#### EXTRACTED RECORDS

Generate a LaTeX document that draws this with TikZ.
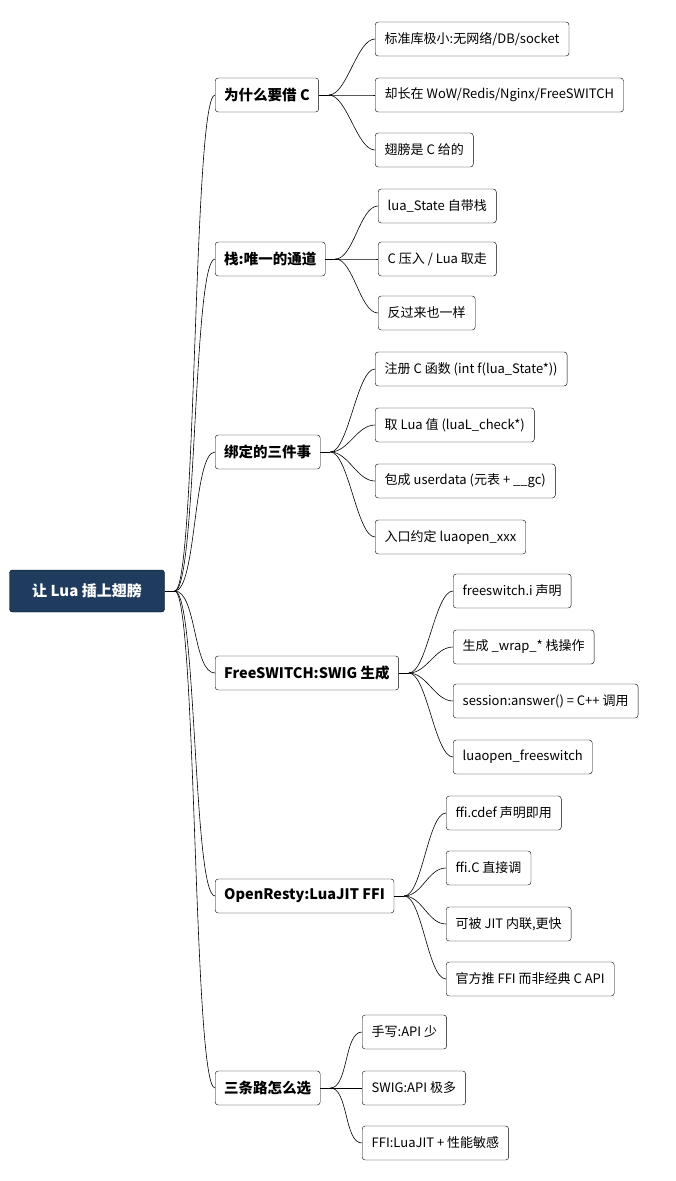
\documentclass[tikz,border=0pt]{standalone}
\usepackage{fontspec}
\setmainfont{Noto Sans CJK SC}
\usetikzlibrary{positioning}
\definecolor{rootBlue}{HTML}{1F3B5E}
\begin{document}
\begin{tikzpicture}[
        x=1pt, y=-1pt,
        rootNode/.style={rectangle, rounded corners=3pt, draw=black, fill=rootBlue, text=white, font=\fontsize{15}{17}\selectfont\bfseries, minimum height=42pt, minimum width=155pt, inner sep=9pt},
        branchNode/.style={rectangle, rounded corners=3pt, draw=black, fill=white, font=\fontsize{14.5}{16}\selectfont\bfseries, minimum height=34pt, inner sep=9pt, anchor=west},
        leafNode/.style={rectangle, rounded corners=3pt, draw=black, fill=white, font=\fontsize{13}{15}\selectfont, minimum height=34pt, inner sep=9.5pt, anchor=west},
        link/.style={draw=black, line width=0.6pt}
    ]
        \useasboundingbox (0,0) rectangle (676,1181);

        % Root node
        \node[rootNode] (root) at (87,591) {让 Lua 插上翅膀};

        % Branches
        \node[branchNode] (why) at (215,95) {为什么要借 C};
        \node[branchNode] (stack) at (215,259) {栈:唯一的通道};
        \node[branchNode] (bind) at (215,452) {绑定的三件事};
        \node[branchNode] (swig) at (215,673) {FreeSWITCH:SWIG 生成};
        \node[branchNode] (ffi) at (215,896) {OpenResty:LuaJIT FFI};
        \node[branchNode] (pick) at (215,1088) {三条路怎么选};

        % Leaves
        \node[leafNode] (why1) at (375,39) {标准库极小:无网络/DB/socket};
        \node[leafNode] (why2) at (375,95) {却长在 WoW/Redis/Nginx/FreeSWITCH};
        \node[leafNode] (why3) at (375,150) {翅膀是 C 给的};

        \node[leafNode] (stack1) at (378,206) {lua\_State 自带栈};
        \node[leafNode] (stack2) at (378,259) {C 压入 / Lua 取走};
        \node[leafNode] (stack3) at (378,313) {反过来也一样};

        \node[leafNode] (bind1) at (375,369) {注册 C 函数 (int f(lua\_State*))};
        \node[leafNode] (bind2) at (375,425) {取 Lua 值 (luaL\_check*)};
        \node[leafNode] (bind3) at (375,481) {包成 userdata (元表 + \_\_gc)};
        \node[leafNode] (bind4) at (375,537) {入口约定 luaopen\_xxx};

        \node[leafNode] (swig1) at (453,591) {freeswitch.i 声明};
        \node[leafNode] (swig2) at (453,647) {生成 \_wrap\_* 栈操作};
        \node[leafNode] (swig3) at (453,701) {session:answer() = C++ 调用};
        \node[leafNode] (swig4) at (453,757) {luaopen\_freeswitch};

        \node[leafNode] (ffi1) at (446,813) {ffi.cdef 声明即用};
        \node[leafNode] (ffi2) at (446,868) {ffi.C 直接调};
        \node[leafNode] (ffi3) at (446,924) {可被 JIT 内联,更快};
        \node[leafNode] (ffi4) at (446,979) {官方推 FFI 而非经典 C API};

        \node[leafNode] (pick1) at (362,1032) {手写:API 少};
        \node[leafNode] (pick2) at (362,1088) {SWIG:API 极多};
        \node[leafNode] (pick3) at (362,1143) {FFI:LuaJIT + 性能敏感};

        % Edges
        \coordinate[right=10pt of root.east] (rootOut);
        \draw[link] (root.east) -- (rootOut);
        \foreach \b in {why,stack,bind,swig,ffi,pick}
            \draw[link] (rootOut) .. controls +(22,0) and +(-22,0) .. (\b.west);

        \foreach \b/\leaves in {why/{why1,why2,why3}, stack/{stack1,stack2,stack3}, bind/{bind1,bind2,bind3,bind4}, swig/{swig1,swig2,swig3,swig4}, ffi/{ffi1,ffi2,ffi3,ffi4}, pick/{pick1,pick2,pick3}}{
            \coordinate[right=10pt of \b.east] (\b Out);
            \draw[link] (\b.east) -- (\b Out);
            \foreach \l in \leaves
                \draw[link] (\b Out) .. controls +(18,0) and +(-18,0) .. (\l.west);
        }
    \end{tikzpicture}
\end{document}
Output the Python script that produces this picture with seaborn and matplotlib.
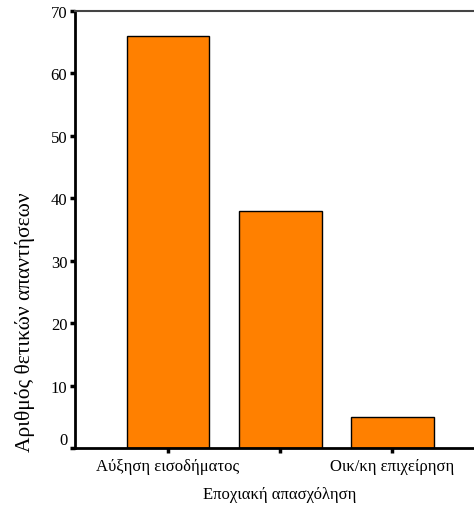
import matplotlib
matplotlib.use("Agg")
import matplotlib.pyplot as plt
import seaborn as sns

categories = ["Αύξηση εισοδήματος", "Εποχιακή απασχόληση", "Οικ/κη επιχείρηση"]
values = [66, 38, 5]
y_ticks = [0, 10, 20, 30, 40, 50, 60, 70]

sns.set_style("white")
plt.rcParams["font.family"] = ["Liberation Serif", "DejaVu Serif"]
plt.rcParams["text.color"] = "black"
plt.rcParams["axes.labelcolor"] = "black"

fig = plt.figure(figsize=(4.74, 5.06), dpi=100)
ax = fig.add_axes([75 / 474, 57 / 506, 1 - 75 / 474, 437 / 506])

sns.barplot(x=categories, y=values, color="#FF8000", saturation=1,
            edgecolor="black", linewidth=1, width=0.74, ax=ax)

ax.set_ylim(0, 70)
ax.set_xlim(-0.83, 2.73)
ax.set_yticks(y_ticks)
ax.set_xlabel("")
ax.set_ylabel("Αριθμός θετικών απαντήσεων", fontsize=15.5)
ax.yaxis.set_label_coords(-0.1, 0.29)

ax.tick_params(axis="both", direction="out", length=3.5, width=2.5,
               color="black", labelcolor="black", labelsize=12, pad=2,
               bottom=True, left=True)
ax.tick_params(axis="x", pad=4)
# stagger the middle category label like the original
ax.xaxis.get_major_ticks()[1].set_pad(24)
# the "0" label sits a little above the axis line
ax.yaxis.get_major_ticks()[0].label1.set_verticalalignment("bottom")

for side in ["left", "bottom"]:
    ax.spines[side].set_color("black")
    ax.spines[side].set_linewidth(2)
ax.spines["top"].set_color("#444444")
ax.spines["top"].set_linewidth(1.5)
ax.spines["right"].set_visible(False)

plt.savefig("out.png", dpi=100)
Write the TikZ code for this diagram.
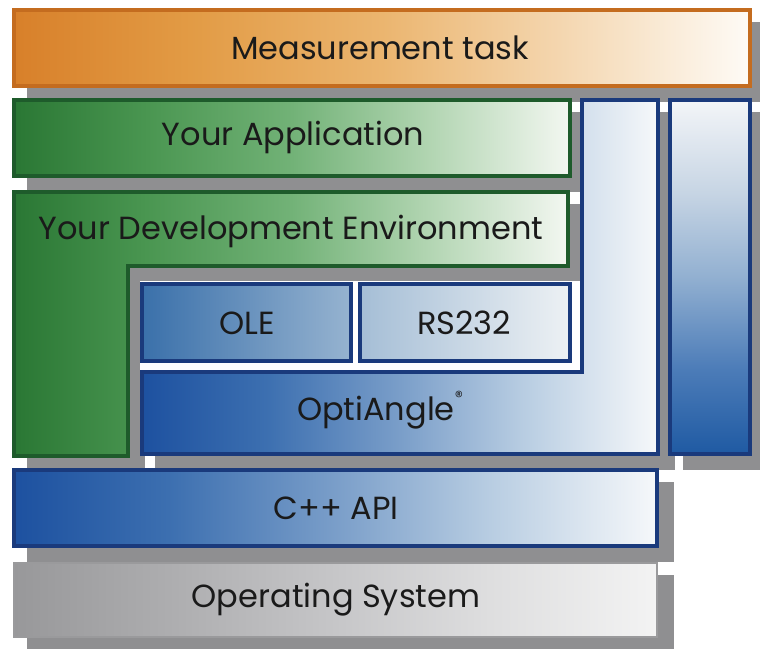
\documentclass[tikz,border=0pt]{standalone}
\usepackage{fontspec}
\setmainfont{Poppins}
\definecolor{shadowgray}{HTML}{8F8F91}
\definecolor{textcol}{HTML}{1A1A1A}
\definecolor{orB}{HTML}{C46C1F}
\definecolor{grB}{HTML}{1E5B2B}
\definecolor{blB}{HTML}{1A3A7C}
\definecolor{oleL}{HTML}{3A70AA}
\definecolor{oleR}{HTML}{96B3D0}
\definecolor{rsL}{HTML}{A5BED6}
\definecolor{rsR}{HTML}{EDF1F4}
\definecolor{osB}{HTML}{9A9A9C}
\pgfdeclarehorizontalshading{orshade}{100bp}{color(0bp)=(rgb,255:red,216;green,128;blue,42); color(25bp)=(rgb,255:red,216;green,128;blue,42); color(37bp)=(rgb,255:red,226;green,155;blue,69); color(50bp)=(rgb,255:red,235;green,181;blue,111); color(62bp)=(rgb,255:red,244;green,214;blue,175); color(75bp)=(rgb,255:red,254;green,251;blue,246); color(100bp)=(rgb,255:red,254;green,251;blue,246)}
\pgfdeclarehorizontalshading{grshade}{100bp}{color(0bp)=(rgb,255:red,42;green,119;blue,52); color(25bp)=(rgb,255:red,42;green,119;blue,52); color(37bp)=(rgb,255:red,74;green,150;blue,81); color(50bp)=(rgb,255:red,114;green,178;blue,119); color(62bp)=(rgb,255:red,176;green,212;blue,176); color(75bp)=(rgb,255:red,243;green,247;blue,241); color(100bp)=(rgb,255:red,243;green,247;blue,241)}
\pgfdeclarehorizontalshading{blshade}{100bp}{color(0bp)=(rgb,255:red,29;green,81;blue,160); color(25bp)=(rgb,255:red,29;green,81;blue,160); color(37bp)=(rgb,255:red,60;green,111;blue,176); color(50bp)=(rgb,255:red,122;green,158;blue,201); color(62bp)=(rgb,255:red,184;green,205;blue,226); color(75bp)=(rgb,255:red,246;green,248;blue,250); color(100bp)=(rgb,255:red,246;green,248;blue,250)}
\pgfdeclarehorizontalshading{osshade}{100bp}{color(0bp)=(rgb,255:red,152;green,152;blue,154); color(25bp)=(rgb,255:red,152;green,152;blue,154); color(37bp)=(rgb,255:red,173;green,173;blue,175); color(50bp)=(rgb,255:red,198;green,198;blue,200); color(62bp)=(rgb,255:red,222;green,222;blue,223); color(75bp)=(rgb,255:red,243;green,243;blue,243); color(100bp)=(rgb,255:red,243;green,243;blue,243)}
\pgfdeclareverticalshading{colshade}{100bp}{color(0bp)=(rgb,255:red,31;green,90;blue,163); color(25bp)=(rgb,255:red,31;green,90;blue,163); color(37bp)=(rgb,255:red,76;green,124;blue,184); color(50bp)=(rgb,255:red,146;green,176;blue,209); color(62bp)=(rgb,255:red,199;green,213;blue,228); color(75bp)=(rgb,255:red,243;green,245;blue,248); color(100bp)=(rgb,255:red,243;green,245;blue,248)}
\begin{document}
\begin{tikzpicture}[x=0.75pt,y=-0.75pt,
  shadowbox/.style={fill=shadowgray, draw=shadowgray, line width=3pt},
  boxtext/.style={font=\fontsize{24}{28}\selectfont, text=textcol, inner sep=0pt},
  orangebox/.style={draw=orB, line width=3pt, shading=orshade},
  greenbox/.style={draw=grB, line width=3pt, shading=grshade},
  bluebox/.style={draw=blB, line width=3pt, shading=blshade},
  graybox/.style={draw=osB, line width=2pt, shading=osshade},
]
\useasboundingbox (0,0) rectangle (760,649);
% shadows
\begin{scope}[shift={(15,14)}]
  \path[shadowbox] (14,10) rectangle (750,86);
  \path[shadowbox] (14,100) rectangle (570,176);
  \path[shadowbox] (14,192) -- (568,192) -- (568,266) -- (128,266) -- (128,456) -- (14,456) -- cycle;
  \path[shadowbox] (142,372) -- (582,372) -- (582,100) -- (658,100) -- (658,454) -- (142,454) -- cycle;
  \path[shadowbox] (670,100) rectangle (750,454);
  \path[shadowbox] (14,470) rectangle (657,546);
  \path[shadowbox] (14,563) rectangle (657,637);
\end{scope}
% white notch behind OLE / RS232
\fill[white] (140,281) rectangle (580,372);
% boxes
\shade[orangebox] (14,10) rectangle (750,86);
\shade[greenbox] (14,100) rectangle (570,176);
\shade[greenbox] (14,192) -- (568,192) -- (568,266) -- (128,266) -- (128,456) -- (14,456) -- cycle;
\shade[draw=blB, line width=3pt, left color=oleL, right color=oleR] (142,284) rectangle (351,361);
\shade[draw=blB, line width=3pt, left color=rsL, right color=rsR] (360,284) rectangle (570,361);
\shade[bluebox] (142,372) -- (582,372) -- (582,100) -- (658,100) -- (658,454) -- (142,454) -- cycle;
\shade[draw=blB, line width=3pt, shading=colshade] (670,100) rectangle (750,454);
\shade[bluebox] (14,470) rectangle (657,546);
\shade[graybox] (14,563) rectangle (657,637);
% texts
\node[boxtext] (meas) at (380,48) {Measurement task};
\node[boxtext] (app) at (293,137) {Your Application};
\node[boxtext] (dev) at (291,231) {Your Development Environment};
\node[boxtext] (ole) at (247,323) {OLE};
\node[boxtext] (rs) at (464,323) {RS232};
\node[boxtext] (opti) at (380,410) {OptiAngle\raisebox{1.0ex}{\fontsize{12}{12}\selectfont ®}};
\node[boxtext] (cpp) at (336,508) {C++ API};
\node[boxtext] (os) at (336,600) {Operating System};
\end{tikzpicture}
\end{document}
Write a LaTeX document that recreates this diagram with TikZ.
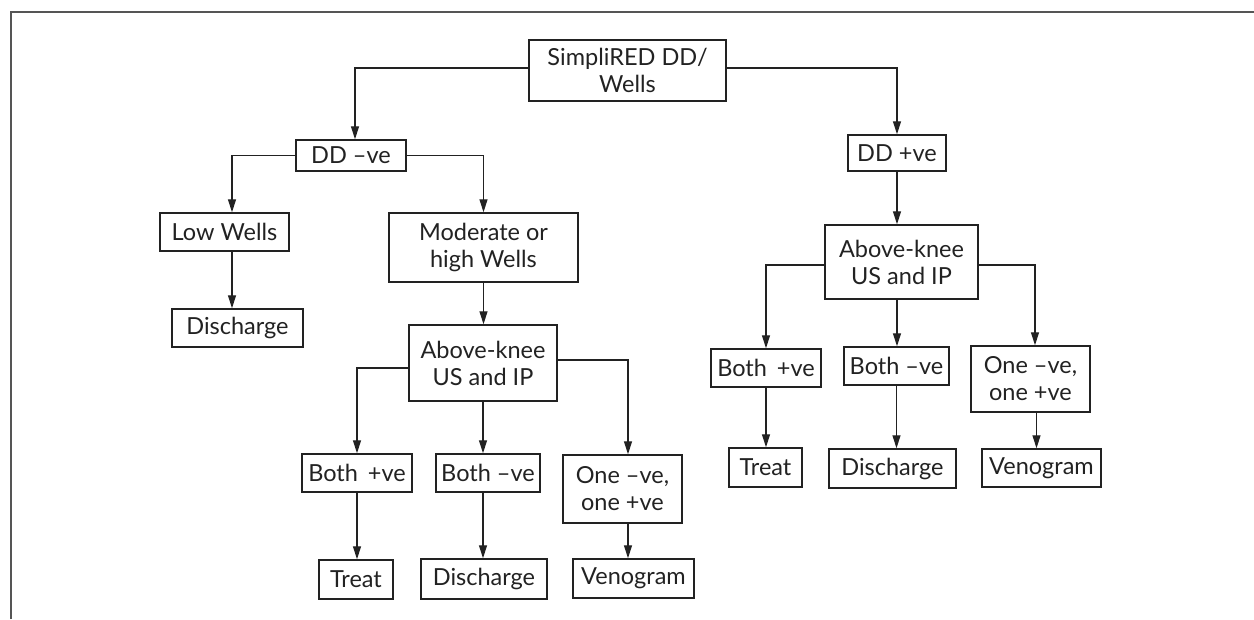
\documentclass[tikz,border=0pt]{standalone}
\usepackage{fontspec}
\setmainfont{Lato}
\usetikzlibrary{arrows.meta}
\definecolor{ink}{HTML}{222222}
\definecolor{rule}{HTML}{555555}
\begin{document}
\begin{tikzpicture}[x=1pt,y=-1pt,
  box/.style={draw=ink, line width=1.5pt, inner sep=0pt, align=center,
    text=ink, font=\fontsize{23.5}{27}\selectfont},
  arr/.style={draw=ink, line width=1.3pt, -{Triangle[length=13pt,width=8pt]}}]
\useasboundingbox (0,0) rectangle (1254,619);
% partial frame
\draw[rule, line width=2.2pt] (11,619) -- (11,12) -- (1254,12);

% root
\node[box, minimum width=197, minimum height=61] (root) at (627.5,70.5) {SimpliRED DD/\\Wells};

% negative D-dimer branch
\node[box, minimum width=110, minimum height=31] (ddneg) at (351,155.5) {DD –ve};
\node[box, minimum width=129, minimum height=38] (low) at (224.5,232) {Low Wells};
\node[box, minimum width=131, minimum height=38] (dis1) at (237.5,328) {Discharge};
\node[box, minimum width=189, minimum height=69] (mod) at (483.5,247.5) {Moderate or\\high Wells};
\node[box, minimum width=148, minimum height=76] (ak1) at (483,363) {Above-knee\\US and IP};
\node[box, minimum width=110, minimum height=38] (bp1) at (357,473) {Both \,+ve};
\node[box, minimum width=104, minimum height=38] (bn1) at (488,473) {Both –ve};
\node[box, minimum width=119, minimum height=68] (one1) at (622.5,489) {One –ve,\\one +ve};
\node[box, minimum width=74, minimum height=39] (tr1) at (356,579.5) {Treat};
\node[box, minimum width=126, minimum height=40] (dis2) at (484,579) {Discharge};
\node[box, minimum width=121, minimum height=39] (ven1) at (633.5,578.5) {Venogram};

% positive D-dimer branch
\node[box, minimum width=98, minimum height=36] (ddpos) at (897,153) {DD +ve};
\node[box, minimum width=153, minimum height=74] (ak2) at (901.5,262) {Above-knee\\US and IP};
\node[box, minimum width=110, minimum height=38] (bp2) at (766,368) {Both \,+ve};
\node[box, minimum width=105, minimum height=38] (bn2) at (896.5,366) {Both –ve};
\node[box, minimum width=119, minimum height=66] (one2) at (1030.5,379) {One –ve,\\one +ve};
\node[box, minimum width=73, minimum height=39] (tr2) at (765.5,467.5) {Treat};
\node[box, minimum width=127, minimum height=39] (dis3) at (892.5,468.5) {Discharge};
\node[box, minimum width=119, minimum height=38] (ven2) at (1041.5,468) {Venogram};

% connectors from the root
\draw[arr] ([yshift=2.5]root.west) -| ([xshift=4]ddneg.north);
\draw[arr] ([yshift=2.5]root.east) -| (ddpos.north);

% left tree
\draw[arr] (ddneg.west) -| ([xshift=7.5]low.north);
\draw[arr] (ddneg.east) -| (mod.north);
\draw[arr] ([xshift=7.5]low.south) -- ([xshift=7.5]low.south |- dis1.north);
\draw[arr] (mod.south) -- (mod.south |- ak1.north);
\draw[arr] ([yshift=-5]ak1.west) -| (bp1.north);
\draw[arr] (ak1.south) -- (ak1.south |- bn1.north);
\draw[arr] ([yshift=3]ak1.east) -| ([xshift=5.5]one1.north);
\draw[arr] (bp1.south) -- (bp1.south |- tr1.north);
\draw[arr] (ak1.south |- bn1.south) -- (ak1.south |- dis2.north);
\draw[arr] ([xshift=5.5]one1.south) -- ([xshift=5.5]one1.south |- ven1.north);

% right tree
\draw[arr] (ddpos.south) -- (ddpos.south |- ak2.north);
\draw[arr] ([yshift=-3]ak2.west) -| (bp2.north);
\draw[arr] (ddpos.south |- ak2.south) -- (ddpos.south |- bn2.north);
\draw[arr] ([yshift=-3]ak2.east) -| ([xshift=4.5]one2.north);
\draw[arr] (bp2.south) -- (bp2.south |- tr2.north);
\draw[arr] (bn2.south) -- (bn2.south |- dis3.north);
\draw[arr] ([xshift=6]one2.south) -- ([xshift=6]one2.south |- ven2.north);
\end{tikzpicture}
\end{document}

########

> **PROBLEM STATEMENT**
The lines to print start at the line containing "Write a LaTeX" and end at the line containing "minimum width=197, minimum"; print them exactly, both ends included, and leave out every picture.

> **FINAL ANSWER**
Write a LaTeX document that recreates this diagram with TikZ.
\documentclass[tikz,border=0pt]{standalone}
\usepackage{fontspec}
\setmainfont{Lato}
\usetikzlibrary{arrows.meta}
\definecolor{ink}{HTML}{222222}
\definecolor{rule}{HTML}{555555}
\begin{document}
\begin{tikzpicture}[x=1pt,y=-1pt,
  box/.style={draw=ink, line width=1.5pt, inner sep=0pt, align=center,
    text=ink, font=\fontsize{23.5}{27}\selectfont},
  arr/.style={draw=ink, line width=1.3pt, -{Triangle[length=13pt,width=8pt]}}]
\useasboundingbox (0,0) rectangle (1254,619);
% partial frame
\draw[rule, line width=2.2pt] (11,619) -- (11,12) -- (1254,12);

% root
\node[box, minimum width=197, minimum height=61] (root) at (627.5,70.5) {SimpliRED DD/\\Wells};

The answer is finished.